信玄の遠江侵攻は甲相同盟復活の結果(「どうする家康」54)
武田信玄は、元亀3年(1572)に遠江に侵攻する理由を、山家三方衆の一人奥平貞勝(道紋)に送った書状の中で「3年間の鬱憤を晴らすため」と書いています。その三年間の鬱憤のきっかけとなったのは元亀元年(1570)に徳川家康が上杉謙信と同盟したことでした。
それでは、なぜ武田信玄は、家康が謙信と同盟するとの情報を入手した元亀元年に遠江に侵攻しなかったのでしょうか?また元亀3年に遠江に侵攻するようになった背景には何があったのでしょうか?この疑問の答えは、北条氏との関係だと思われます。そこで、今日は武田信玄と北条氏政の同盟(甲相同盟)について書いてみます。

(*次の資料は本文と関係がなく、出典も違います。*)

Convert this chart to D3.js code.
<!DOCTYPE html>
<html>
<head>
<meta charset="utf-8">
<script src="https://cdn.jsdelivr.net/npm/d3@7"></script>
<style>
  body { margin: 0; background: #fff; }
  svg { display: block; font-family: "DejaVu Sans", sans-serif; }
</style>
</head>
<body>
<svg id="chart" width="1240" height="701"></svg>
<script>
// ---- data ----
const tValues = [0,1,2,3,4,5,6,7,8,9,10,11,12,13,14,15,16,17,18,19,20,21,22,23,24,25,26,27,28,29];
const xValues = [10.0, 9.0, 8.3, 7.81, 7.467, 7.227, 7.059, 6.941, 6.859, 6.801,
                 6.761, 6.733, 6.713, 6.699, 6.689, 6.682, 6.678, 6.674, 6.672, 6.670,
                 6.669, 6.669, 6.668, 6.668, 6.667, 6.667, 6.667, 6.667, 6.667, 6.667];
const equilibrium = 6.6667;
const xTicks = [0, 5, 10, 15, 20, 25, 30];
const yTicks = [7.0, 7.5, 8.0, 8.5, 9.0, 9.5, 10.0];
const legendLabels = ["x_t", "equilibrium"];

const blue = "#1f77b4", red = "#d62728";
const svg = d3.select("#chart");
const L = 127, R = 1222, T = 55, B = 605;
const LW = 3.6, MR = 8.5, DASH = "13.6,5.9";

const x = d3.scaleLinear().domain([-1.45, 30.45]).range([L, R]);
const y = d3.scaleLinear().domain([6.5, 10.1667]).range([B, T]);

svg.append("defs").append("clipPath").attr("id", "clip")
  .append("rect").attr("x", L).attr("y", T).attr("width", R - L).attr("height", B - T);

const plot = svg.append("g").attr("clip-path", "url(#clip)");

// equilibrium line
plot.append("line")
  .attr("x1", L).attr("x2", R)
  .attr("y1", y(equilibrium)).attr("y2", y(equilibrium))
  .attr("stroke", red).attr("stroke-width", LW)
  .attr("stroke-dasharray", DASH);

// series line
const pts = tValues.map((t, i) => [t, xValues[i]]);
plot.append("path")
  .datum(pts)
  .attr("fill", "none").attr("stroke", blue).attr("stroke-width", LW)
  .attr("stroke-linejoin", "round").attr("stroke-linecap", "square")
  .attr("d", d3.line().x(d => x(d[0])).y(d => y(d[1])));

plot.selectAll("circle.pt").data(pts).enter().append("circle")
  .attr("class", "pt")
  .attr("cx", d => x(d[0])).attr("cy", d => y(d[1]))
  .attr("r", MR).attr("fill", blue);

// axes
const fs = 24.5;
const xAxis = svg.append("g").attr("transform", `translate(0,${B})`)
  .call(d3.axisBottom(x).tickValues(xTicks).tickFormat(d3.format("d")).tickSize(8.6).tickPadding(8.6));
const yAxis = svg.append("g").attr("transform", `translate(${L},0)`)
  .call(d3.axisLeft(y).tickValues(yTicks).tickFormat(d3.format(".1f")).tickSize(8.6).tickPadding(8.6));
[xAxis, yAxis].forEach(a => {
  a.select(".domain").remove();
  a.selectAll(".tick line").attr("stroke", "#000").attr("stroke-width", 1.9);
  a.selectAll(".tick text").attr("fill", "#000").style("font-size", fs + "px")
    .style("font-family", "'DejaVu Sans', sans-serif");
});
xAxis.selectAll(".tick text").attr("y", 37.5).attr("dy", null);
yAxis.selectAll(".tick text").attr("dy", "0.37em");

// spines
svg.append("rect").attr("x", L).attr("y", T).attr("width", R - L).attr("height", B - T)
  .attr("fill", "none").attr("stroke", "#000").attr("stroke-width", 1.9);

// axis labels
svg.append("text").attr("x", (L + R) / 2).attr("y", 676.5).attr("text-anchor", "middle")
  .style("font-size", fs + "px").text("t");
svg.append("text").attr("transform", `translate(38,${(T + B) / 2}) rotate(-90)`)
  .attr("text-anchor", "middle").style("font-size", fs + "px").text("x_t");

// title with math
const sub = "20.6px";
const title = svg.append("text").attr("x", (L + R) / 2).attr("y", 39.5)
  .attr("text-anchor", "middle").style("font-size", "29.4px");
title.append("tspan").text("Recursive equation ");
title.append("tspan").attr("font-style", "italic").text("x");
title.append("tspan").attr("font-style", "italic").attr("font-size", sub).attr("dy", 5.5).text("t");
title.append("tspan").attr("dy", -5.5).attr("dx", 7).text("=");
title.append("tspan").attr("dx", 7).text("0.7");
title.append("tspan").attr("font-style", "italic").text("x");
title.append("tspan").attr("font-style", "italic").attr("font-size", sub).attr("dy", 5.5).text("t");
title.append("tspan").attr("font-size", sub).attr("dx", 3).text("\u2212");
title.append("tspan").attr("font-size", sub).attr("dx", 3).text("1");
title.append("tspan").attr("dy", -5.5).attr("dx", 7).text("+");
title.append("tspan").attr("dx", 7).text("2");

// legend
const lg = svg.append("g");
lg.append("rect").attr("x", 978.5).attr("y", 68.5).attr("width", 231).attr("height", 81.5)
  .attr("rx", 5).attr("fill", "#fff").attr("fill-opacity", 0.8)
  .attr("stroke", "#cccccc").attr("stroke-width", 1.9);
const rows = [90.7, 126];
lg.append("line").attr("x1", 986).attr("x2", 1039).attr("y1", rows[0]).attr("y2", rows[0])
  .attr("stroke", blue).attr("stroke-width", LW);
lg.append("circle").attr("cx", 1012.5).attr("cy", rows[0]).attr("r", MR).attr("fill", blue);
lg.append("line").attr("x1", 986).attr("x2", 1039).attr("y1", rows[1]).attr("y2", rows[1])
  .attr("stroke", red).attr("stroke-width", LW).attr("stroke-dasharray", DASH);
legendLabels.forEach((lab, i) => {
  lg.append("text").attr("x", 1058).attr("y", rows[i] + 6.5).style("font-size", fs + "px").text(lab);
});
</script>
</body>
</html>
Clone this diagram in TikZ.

元亀2年(1571)10月3日、北条氏康が死去しました。すると北条氏政はすぐに武田信玄盟との同盟の復活を目指しました。永禄11年(1568)に信玄が今川領に侵攻した際、激怒した氏康は甲相同盟を破棄し、信玄と敵対関係となりました。それ以降、武田氏と北条氏は敵対関係を続け、永禄12年(1569)には信玄により小田原城が包囲される事態にまでなりました。その後も、元亀元年(1570)から2年半ばまで信玄はたびたび駿河東部の北条領を攻撃し続けました。その結果、駿河東部の大部分は信玄の支配下にはいり、わずかに興国寺城などだけが北条方として残るだけでした。こうした信玄との抗争激化を受けて氏康は、長年敵対してきた上杉謙信と同盟を結ぶ決断をし、元亀元年(1570)3月に越相同盟が結ばれました。これにより、「『上州一国、武州所々岩付まで』が上杉領国ということになった。」といいます(『群馬県の歴史』より)。しかし、越相同盟により信玄の背後をつくことを期待されていた上杉謙信の対応は北条氏側から見ると不十分なものでした。そのため、氏政は一向に武田攻めに加担しない謙信に嫌気がさしていたといいます。そこで、信玄との抗争を主導していた氏康が亡くなったのを機として、越相同盟を破棄し甲相同盟を復活させようと動きだしたのでした。氏政が信玄との同盟復活に動いたのは、氏政の元の正室が信玄の娘の黄梅院だったという事情もあると思います。もっとも、越相同盟の破棄は氏康生前からの既定路線だったとの説(黒田基樹著『北条氏康の妻瑞渓院』)もあります。
氏政は、元亀2年12月27日、甲相同盟復活と上杉氏との手切れを宣言しました。そして、上野国の北条方に対し、上杉方と敵対するよう指示しました。
これより前、謙信は、厩橋(現在の前橋市)在城の北条(きたじょう)高広を通じて、信玄に和睦を打診していました。これに対して、武田側は、12月17日、上杉方に甲相同盟復活を伝え、もし上杉と和睦するのであれば、氏政も加えた三和(武田・上杉・北条の三国同盟)以外には受け付けないと返答したといいます。これにより、謙信も甲相同盟復活を知ることになりました。こうして、上州方面での、北条氏と上杉氏との抗争が激化することになりました。
甲相同盟の復活は、信玄にとっては、大きな成果でしたこれによって、信玄は、北条氏との敵対関係が終了するとともに上杉氏から攻撃される恐れが格段に少なくなります。関東を顧慮せずに西に目を向けることができるようになったわけです。こうして、信玄は、遠江、三河、東美濃への侵攻を企てるようになりました。
ちなみに、家康が織田信長からの要請を受けて永禄13年(元亀元年)に上洛したり越前攻めや姉川合戦に加勢していた時期、前述のように信玄は北条氏と激戦を繰り広げていたため徳川領国に侵攻する余裕はまったくありませんでした。ですから、家康も信長の応援に出向くことができたのでした。(※なお、元亀元年、2年に信玄が遠江を侵攻したという説もあるようですが、本多隆成先生は、この侵攻を否定しています(『徳川家康と武田氏』p97)。ここでは、本多隆成先生の説に従って、元亀元年・2年の遠江侵攻はなかったという前提で書いています。)
甲相同盟復活によって、大きな影響を受けた人物が今川氏真です。今川氏真は、駿河奪回を念願して、北条氏の庇護のもとにありました。しかし、甲相同盟復活により、武田氏と北条氏との取り決めにより駿河国は武田領と定まったため、北条氏にいては、駿河奪回を実現することは困難となりました。そこで、氏真は北条氏を去ることになります。氏真が北条氏を去ることについては、信玄から北条氏に対して氏真を追放するよう要請があったともいいます。こうして氏真は、正室早川殿とともに浜松に向かい、家康の庇護を受けることになりました。